_Data segment_
※

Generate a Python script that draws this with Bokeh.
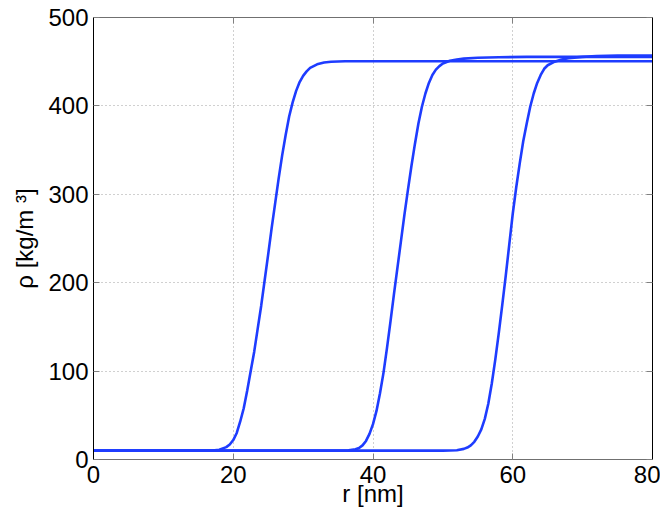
from bokeh.plotting import figure
from bokeh.models import Range1d, FixedTicker, LinearAxis, CustomJSTickFormatter
from bokeh.embed import file_html
from bokeh.resources import INLINE

# ---- data ----
r1 = [0, 5, 10, 15, 17, 18, 19, 19.5, 20, 20.5, 21, 21.5, 22, 22.5, 23, 23.5, 24, 24.5, 25, 25.5,
      26, 26.5, 27, 27.5, 28, 28.5, 29, 29.5, 30, 30.5, 31, 32, 33, 34, 36, 40, 50, 60, 70, 80]
rho1 = [10, 10, 10, 10, 10.2, 11, 14, 17, 22, 30, 43, 58, 78, 100, 122, 148, 174, 203, 232, 262,
        290, 318, 344, 367, 388, 404, 417, 427, 434, 439, 443, 447, 449, 450, 450.5, 450.5, 450.5, 450.5, 450.5, 450.5]

r2 = [0, 10, 20, 30, 35, 36.5, 37.5, 38, 38.5, 39, 39.5, 40, 40.5, 41, 41.5, 42, 42.5, 43, 43.5, 44,
      44.5, 45, 45.5, 46, 46.5, 47, 47.5, 48, 48.5, 49, 49.5, 50, 51, 52, 53, 55, 58, 62, 70, 80]
rho2 = [10, 10, 10, 10, 10, 10.5, 11.5, 13, 16, 21, 29, 40, 55, 75, 98, 126, 156, 187, 217, 247,
        277, 305, 332, 357, 380, 399, 414, 426, 435, 441, 445, 448, 451, 452.5, 453.5, 454.5, 455, 455.5, 455.5, 455.5]

r3 = [0, 10, 20, 30, 40, 50, 52, 53, 53.5, 54, 54.5, 55, 55.5, 56, 56.5, 57, 57.5, 58, 58.5, 59,
      59.5, 60, 60.5, 61, 61.5, 62, 62.5, 63, 63.5, 64, 64.5, 65, 66, 67, 68, 70, 72, 75, 80]
rho3 = [10, 10, 10, 10, 10, 10, 10.5, 12, 13.5, 16, 20, 26, 34, 46, 63, 86, 113, 143, 175, 208,
        243, 278, 308, 335, 360, 380, 399, 414, 426, 435, 442, 446, 450, 452.5, 454, 455.5, 456.5, 457, 457]

x_ticks = [0, 20, 40, 60, 80]
y_ticks = [0, 100, 200, 300, 400, 500]
x_label = "r [nm]"
y_label = "ρ [kg/m ³]"

FONT = "Liberation Sans"
FS = "24px"
BLUE = "#1e3cff"

p = figure(width=660, height=510, output_backend="svg", toolbar_location=None,
           x_range=Range1d(0, 80), y_range=Range1d(0, 500),
           min_border_left=93, min_border_right=8, min_border_top=17, min_border_bottom=51,
           x_axis_label=x_label, y_axis_label=y_label)
p.outline_line_color = None
p.background_fill_color = "white"
p.border_fill_color = "white"

for r, rho in [(r1, rho1), (r2, rho2), (r3, rho3)]:
    p.line(r, rho, line_color=BLUE, line_width=2.6)

p.xaxis.ticker = FixedTicker(ticks=x_ticks)
p.yaxis.ticker = FixedTicker(ticks=y_ticks)

for ax in [p.xaxis[0], p.yaxis[0]]:
    ax.major_label_text_font = FONT
    ax.major_label_text_font_size = FS
    ax.major_label_text_color = "black"
    ax.axis_label_text_font = FONT
    ax.axis_label_text_font_size = FS
    ax.axis_label_text_font_style = "normal"
    ax.axis_label_text_color = "black"
    ax.major_tick_in = 6
    ax.major_tick_out = 0
    ax.minor_tick_in = 0
    ax.minor_tick_out = 0
    ax.major_tick_line_color = "#808080"
p.xaxis.axis_line_color = "#707070"
p.yaxis.axis_line_color = "black"
p.xaxis.major_label_standoff = 6
p.yaxis.major_label_standoff = 5
p.xaxis.axis_label_standoff = -6
p.yaxis.axis_label_standoff = 7

# mirrored box axes (MATLAB style)
empty = CustomJSTickFormatter(code="return ''")
top = LinearAxis(ticker=FixedTicker(ticks=x_ticks), formatter=empty,
                 major_tick_in=6, major_tick_out=0, minor_tick_in=0, minor_tick_out=0,
                 major_tick_line_color="#808080", axis_line_color="#707070",
                 major_label_standoff=0, major_label_text_font_size="1px")
right = LinearAxis(ticker=FixedTicker(ticks=y_ticks), formatter=empty,
                   major_tick_in=6, major_tick_out=0, minor_tick_in=0, minor_tick_out=0,
                   major_tick_line_color="#808080", axis_line_color="black",
                   major_label_standoff=0, major_label_text_font_size="1px")
p.add_layout(top, "above")
p.add_layout(right, "right")

p.xgrid.ticker = FixedTicker(ticks=x_ticks)
p.ygrid.ticker = FixedTicker(ticks=y_ticks)
for g in [p.xgrid[0], p.ygrid[0]]:
    g.grid_line_color = "#a0a0a0"
    g.grid_line_dash = "1 3"
    g.grid_line_width = 1

open("out.html", "w").write(file_html(p, INLINE))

※

_Challenge_
Return only the lines from the start of the data through the line that contains "from bokeh.resources import INLINE", please, copying them exactly and omitting all pictures.

_Expected answer_
Generate a Python script that draws this with Bokeh.
from bokeh.plotting import figure
from bokeh.models import Range1d, FixedTicker, LinearAxis, CustomJSTickFormatter
from bokeh.embed import file_html
from bokeh.resources import INLINE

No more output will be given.